• Material:
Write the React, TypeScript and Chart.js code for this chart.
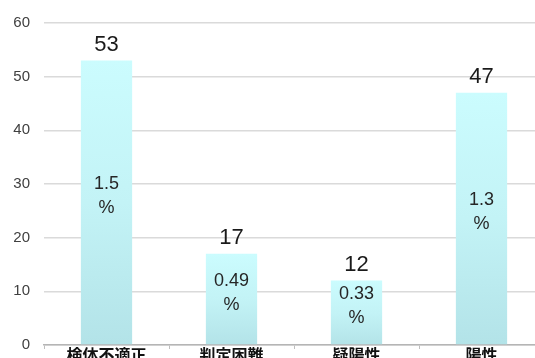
import React, { useEffect, useRef } from "react";
import { Chart, registerables } from "chart.js";

Chart.register(...registerables);

// 判定区分ごとの件数と割合
const categories = ["検体不適正", "判定困難", "疑陽性", "陽性"];
const counts = [53, 17, 12, 47];
const rates = ["1.5", "0.49", "0.33", "1.3"];
const yTicks = [0, 10, 20, 30, 40, 50, 60];

const LATIN = '"Liberation Sans", Arial, Helvetica, sans-serif';
const CJK = '"Noto Sans CJK JP", "Noto Sans CJK SC", sans-serif';

// Draws the count above each bar and the rate (with % on its own line) inside it.
const barLabels = {
  id: "barLabels",
  afterDatasetsDraw(chart: any) {
    const ctx = chart.ctx;
    const meta = chart.getDatasetMeta(0);
    ctx.save();
    ctx.textAlign = "center";
    ctx.textBaseline = "middle";
    meta.data.forEach((bar: any, i: number) => {
      const { x, y, base } = bar.getProps(["x", "y", "base"], true);
      ctx.fillStyle = "#1a1a1a";
      ctx.font = `22px ${LATIN}`;
      ctx.fillText(String(counts[i]), x, y - 16);

      const mid = (y + base) / 2 - 6;
      ctx.fillStyle = "#262626";
      ctx.font = `18px ${LATIN}`;
      ctx.fillText(rates[i], x, mid - 12);
      ctx.fillText("%", x, mid + 12);
    });
    ctx.restore();
  },
};

export default function App() {
  const canvasRef = useRef<HTMLCanvasElement | null>(null);

  useEffect(() => {
    const canvas = canvasRef.current;
    if (!canvas) return;

    const chart = new Chart(canvas, {
      type: "bar",
      data: {
        labels: categories,
        datasets: [
          {
            data: counts,
            backgroundColor: (c: any) => {
              const fallback = "#c2f1f4";
              const chart = c.chart;
              const y = chart.scales?.y;
              if (!chart.chartArea || !y || c.dataIndex === undefined) return fallback;
              const top = y.getPixelForValue(counts[c.dataIndex]);
              const bottom = y.getPixelForValue(0);
              if (!Number.isFinite(top) || !Number.isFinite(bottom) || top === bottom) return fallback;
              const g = chart.ctx.createLinearGradient(0, top, 0, bottom);
              g.addColorStop(0, "#cbfcfe");
              g.addColorStop(0.5, "#c3f3f6");
              g.addColorStop(1, "#b3e3e8");
              return g;
            },
            borderWidth: 0,
            categoryPercentage: 1,
            barPercentage: 0.41,
          },
        ],
      },
      options: {
        responsive: false,
        animation: false,
        events: [],
        layout: { padding: { top: 23, right: 0, bottom: 0, left: 0 } },
        plugins: {
          legend: { display: false },
          tooltip: { enabled: false },
          title: { display: false },
        },
        scales: {
          x: {
            grid: {
              display: true,
              drawOnChartArea: false,
              drawTicks: true,
              tickLength: 4,
              color: "#bfbfbf",
              offset: true,
            },
            border: { display: true, color: "#b5b5b5", width: 1.5 },
            ticks: {
              color: "#111111",
              padding: -4,
              font: { family: CJK, size: 16, weight: "bold" },
            },
          },
          y: {
            min: 0,
            max: 60,
            afterFit: (scale: any) => {
              scale.width = 44;
            },
            afterBuildTicks: (scale: any) => {
              scale.ticks = yTicks.map((v) => ({ value: v }));
            },
            grid: {
              color: "#dadada",
              lineWidth: 1.5,
              drawTicks: false,
            },
            border: { display: false },
            ticks: {
              color: "#404040",
              padding: 14,
              font: { family: LATIN, size: 15 },
            },
          },
        },
      },
      plugins: [barLabels],
    });

    return () => chart.destroy();
  }, []);

  return (
    <div
      style={{
        position: "fixed",
        left: 0,
        top: 0,
        width: 535,
        height: 358,
        overflow: "hidden",
        background: "#ffffff",
      }}
    >
      <canvas ref={canvasRef} width={544} height={368} style={{ display: "block" }} />
    </div>
  );
}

• Given request:
The material above holds pictures; copy everything else in it exactly.

• Worked answer:
Write the React, TypeScript and Chart.js code for this chart.
import React, { useEffect, useRef } from "react";
import { Chart, registerables } from "chart.js";

Chart.register(...registerables);

// 判定区分ごとの件数と割合
const categories = ["検体不適正", "判定困難", "疑陽性", "陽性"];
const counts = [53, 17, 12, 47];
const rates = ["1.5", "0.49", "0.33", "1.3"];
const yTicks = [0, 10, 20, 30, 40, 50, 60];

const LATIN = '"Liberation Sans", Arial, Helvetica, sans-serif';
const CJK = '"Noto Sans CJK JP", "Noto Sans CJK SC", sans-serif';

// Draws the count above each bar and the rate (with % on its own line) inside it.
const barLabels = {
  id: "barLabels",
  afterDatasetsDraw(chart: any) {
    const ctx = chart.ctx;
    const meta = chart.getDatasetMeta(0);
    ctx.save();
    ctx.textAlign = "center";
    ctx.textBaseline = "middle";
    meta.data.forEach((bar: any, i: number) => {
      const { x, y, base } = bar.getProps(["x", "y", "base"], true);
      ctx.fillStyle = "#1a1a1a";
      ctx.font = `22px ${LATIN}`;
      ctx.fillText(String(counts[i]), x, y - 16);

      const mid = (y + base) / 2 - 6;
      ctx.fillStyle = "#262626";
      ctx.font = `18px ${LATIN}`;
      ctx.fillText(rates[i], x, mid - 12);
      ctx.fillText("%", x, mid + 12);
    });
    ctx.restore();
  },
};

export default function App() {
  const canvasRef = useRef<HTMLCanvasElement | null>(null);

  useEffect(() => {
    const canvas = canvasRef.current;
    if (!canvas) return;

    const chart = new Chart(canvas, {
      type: "bar",
      data: {
        labels: categories,
        datasets: [
          {
            data: counts,
            backgroundColor: (c: any) => {
              const fallback = "#c2f1f4";
              const chart = c.chart;
              const y = chart.scales?.y;
              if (!chart.chartArea || !y || c.dataIndex === undefined) return fallback;
              const top = y.getPixelForValue(counts[c.dataIndex]);
              const bottom = y.getPixelForValue(0);
              if (!Number.isFinite(top) || !Number.isFinite(bottom) || top === bottom) return fallback;
              const g = chart.ctx.createLinearGradient(0, top, 0, bottom);
              g.addColorStop(0, "#cbfcfe");
              g.addColorStop(0.5, "#c3f3f6");
              g.addColorStop(1, "#b3e3e8");
              return g;
            },
            borderWidth: 0,
            categoryPercentage: 1,
            barPercentage: 0.41,
          },
        ],
      },
      options: {
        responsive: false,
        animation: false,
        events: [],
        layout: { padding: { top: 23, right: 0, bottom: 0, left: 0 } },
        plugins: {
          legend: { display: false },
          tooltip: { enabled: false },
          title: { display: false },
        },
        scales: {
          x: {
            grid: {
              display: true,
              drawOnChartArea: false,
              drawTicks: true,
              tickLength: 4,
              color: "#bfbfbf",
              offset: true,
            },
            border: { display: true, color: "#b5b5b5", width: 1.5 },
            ticks: {
              color: "#111111",
              padding: -4,
              font: { family: CJK, size: 16, weight: "bold" },
            },
          },
          y: {
            min: 0,
            max: 60,
            afterFit: (scale: any) => {
              scale.width = 44;
            },
            afterBuildTicks: (scale: any) => {
              scale.ticks = yTicks.map((v) => ({ value: v }));
            },
            grid: {
              color: "#dadada",
              lineWidth: 1.5,
              drawTicks: false,
            },
            border: { display: false },
            ticks: {
              color: "#404040",
              padding: 14,
              font: { family: LATIN, size: 15 },
            },
          },
        },
      },
      plugins: [barLabels],
    });

    return () => chart.destroy();
  }, []);

  return (
    <div
      style={{
        position: "fixed",
        left: 0,
        top: 0,
        width: 535,
        height: 358,
        overflow: "hidden",
        background: "#ffffff",
      }}
    >
      <canvas ref={canvasRef} width={544} height={368} style={{ display: "block" }} />
    </div>
  );
}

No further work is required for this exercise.